Somebody whose disease is progressive may have a great deal to live for, up until well after that point. They may have years of potentially highly fulfilling lives ahead of them, as well as the real prospect that their condition could be stabilised or reversed. However, there may come a point when they decide that there really is nothing left to live for; we should respect their right to make that decision, based on their condition, circumstances and prospects at the time when they make that decision.
One real advantage of the bill would be precisely that it would allow someone with a progressive disease to carry on for as long as they see any purpose in their life, even when they know that there may come a time when they may want to end their life because of the progress of their disease, confident in the knowledge that they will be able to end their own lives at that time, with assistance.

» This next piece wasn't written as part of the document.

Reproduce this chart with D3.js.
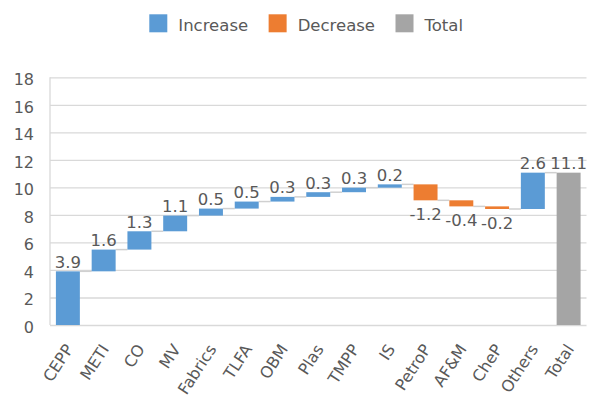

Surely, the last thing you would want is for anyone to feel pressure to end their lives while they still can, even while they feel that they still have plenty to live for.
“I think it is grossly unfair of a person to ask another person, especially if that person is a doctor, to help them end their life.”
Why? No medical professional would be forced to do this – that would be utterly appalling.
“A person should, in my view, take personal responsibility for their own life and death.”
This Bill would not take that responsibility away. It must be that person’s settled decision, and they must ultimately commit the act that will end their life. All anyone else would be doing is enabling them to exercise that personal responsibility – whereas you appear to believe that they should not be allowed to do so because they are physically disabled.
except for the right to kill oneself, which is a right that most able-bodied people already have
It’s an ability most able-bodied people have, but not all abilities are rights.
Dav:
Suicide is not illegal, and therefore any able-bodied person has an effective right to die by their own hand.
Are you suggesting that it should be made illegal again?